Bronzeville Organizers Seek Living Wages and Local Hiring Practices at Walmart's Newest Chicago Store

A caucus of nine Bronzeville pastors wants Walmart to agree to pay living wages and hire from the community when the store opens its newest Chicago location at 47th and Cottage Grove Avenue.

Roderick Wilson, executive director of the Lugenia Burns Hope Center and a spokesman for the caucus of Bronzeville pastors, said the group's main concern is that the community be able to prosper from Walmart's expansion into their neighborhood.

"We want to make sure that any large-scale business like that benefits the community outside of just providing goods for purchase," Wilson said in an interview.

"We see this as an opportunity for community development in the sense that they're paying people a living wage and that they have a local hiring preference," Wilson said. "We think that would help residents increase their quality of life and help them stay within Bronzeville."

The caucus is seeking hourly wages of $11.53 for employees at this Walmart location, Wilson said. That's the same "living wage" required of companies who do contract work for the city.

Wilson said existing Chicago Walmart locations have been using loopholes to avoid paying higher wages.

"They are supposed to pay their workers $8.75 an hour," he said, "and they're using temp agencies to get out of that to pay $8.25 an hour."

Erica Jones, senior manager of communications at Walmart, said in an email that Walmart's Neighborhood Market at 47th and Cottage Grove Avenue is on track to open in summer 2014 and will employ over 100 people in a mix of full and part-time positions.

Jones declined to comment on Walmart's wages or use of temp services.

Wilson's caucus is calling on City Council to audit existing Chicago Walmart locations to determine how many people from these communities actually work in the stores and how much they are paid.

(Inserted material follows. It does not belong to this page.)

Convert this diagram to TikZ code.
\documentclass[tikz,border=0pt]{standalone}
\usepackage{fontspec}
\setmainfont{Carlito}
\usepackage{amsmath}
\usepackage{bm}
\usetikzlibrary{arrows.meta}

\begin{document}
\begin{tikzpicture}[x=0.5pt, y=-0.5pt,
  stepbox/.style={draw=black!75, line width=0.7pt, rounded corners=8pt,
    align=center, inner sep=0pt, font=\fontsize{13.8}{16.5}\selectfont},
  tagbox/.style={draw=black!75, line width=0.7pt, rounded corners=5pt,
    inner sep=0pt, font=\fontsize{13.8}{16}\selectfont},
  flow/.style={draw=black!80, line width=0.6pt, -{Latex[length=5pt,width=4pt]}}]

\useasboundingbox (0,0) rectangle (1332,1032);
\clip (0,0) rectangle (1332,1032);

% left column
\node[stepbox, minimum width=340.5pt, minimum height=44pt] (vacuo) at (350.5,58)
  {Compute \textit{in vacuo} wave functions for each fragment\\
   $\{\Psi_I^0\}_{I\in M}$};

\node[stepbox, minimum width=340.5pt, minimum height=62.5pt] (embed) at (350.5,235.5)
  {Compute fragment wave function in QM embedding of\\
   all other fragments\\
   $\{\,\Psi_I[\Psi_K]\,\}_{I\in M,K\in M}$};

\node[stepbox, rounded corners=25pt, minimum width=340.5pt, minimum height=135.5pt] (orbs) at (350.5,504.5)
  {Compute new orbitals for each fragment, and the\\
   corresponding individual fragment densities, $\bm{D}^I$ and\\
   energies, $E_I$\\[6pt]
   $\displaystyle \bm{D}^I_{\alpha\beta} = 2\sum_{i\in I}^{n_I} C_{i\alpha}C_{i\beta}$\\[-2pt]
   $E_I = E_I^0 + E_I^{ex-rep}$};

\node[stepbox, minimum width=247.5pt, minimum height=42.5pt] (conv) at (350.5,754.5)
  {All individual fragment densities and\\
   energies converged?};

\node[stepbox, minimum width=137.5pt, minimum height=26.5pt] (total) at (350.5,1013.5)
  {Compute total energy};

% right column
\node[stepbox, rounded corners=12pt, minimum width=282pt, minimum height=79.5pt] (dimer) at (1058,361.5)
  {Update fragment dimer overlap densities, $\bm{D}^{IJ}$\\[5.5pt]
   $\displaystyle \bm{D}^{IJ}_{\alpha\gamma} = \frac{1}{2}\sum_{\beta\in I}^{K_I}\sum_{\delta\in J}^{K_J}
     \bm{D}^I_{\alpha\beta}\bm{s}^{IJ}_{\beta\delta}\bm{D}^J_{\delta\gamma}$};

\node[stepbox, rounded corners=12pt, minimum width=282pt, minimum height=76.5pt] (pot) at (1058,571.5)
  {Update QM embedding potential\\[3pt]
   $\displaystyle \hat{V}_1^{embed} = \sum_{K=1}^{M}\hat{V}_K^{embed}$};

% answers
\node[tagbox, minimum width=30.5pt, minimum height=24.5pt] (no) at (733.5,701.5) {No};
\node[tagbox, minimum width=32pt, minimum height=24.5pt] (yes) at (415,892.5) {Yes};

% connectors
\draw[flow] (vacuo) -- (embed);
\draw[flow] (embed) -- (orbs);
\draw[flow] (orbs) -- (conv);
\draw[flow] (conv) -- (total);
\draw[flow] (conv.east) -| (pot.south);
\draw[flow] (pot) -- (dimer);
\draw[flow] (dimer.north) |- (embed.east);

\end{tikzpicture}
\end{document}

Walmart is being pushed to the black community as something that will bring jobs for residents, Wilson said. If Bronzeville residents are not going to benefit from these jobs because Walmart found loopholes around living wages and local hiring, "then do we really want them here?" he said.

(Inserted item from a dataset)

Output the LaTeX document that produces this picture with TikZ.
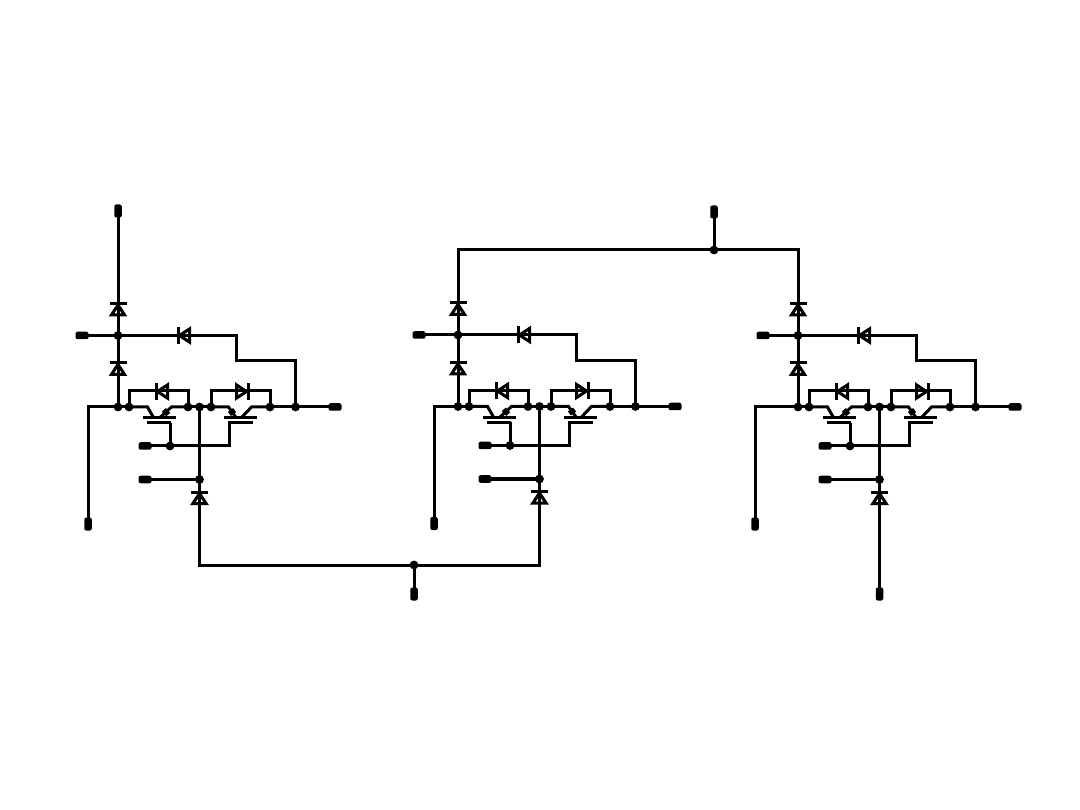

There were no Walmarts in the black community until recently, Wilson pointed out. The company has saturated the suburbs and must expand into cities and into the black community because these are the untapped markets, he said.

It would be great to have Walmart in Bronzeville, but the community has been getting by without it for a long time, Wilson said.

"They need us more than we need them," he said. "The days are gone when people can come just to take money from us. If they come, they need to come in a way that is a good community partner."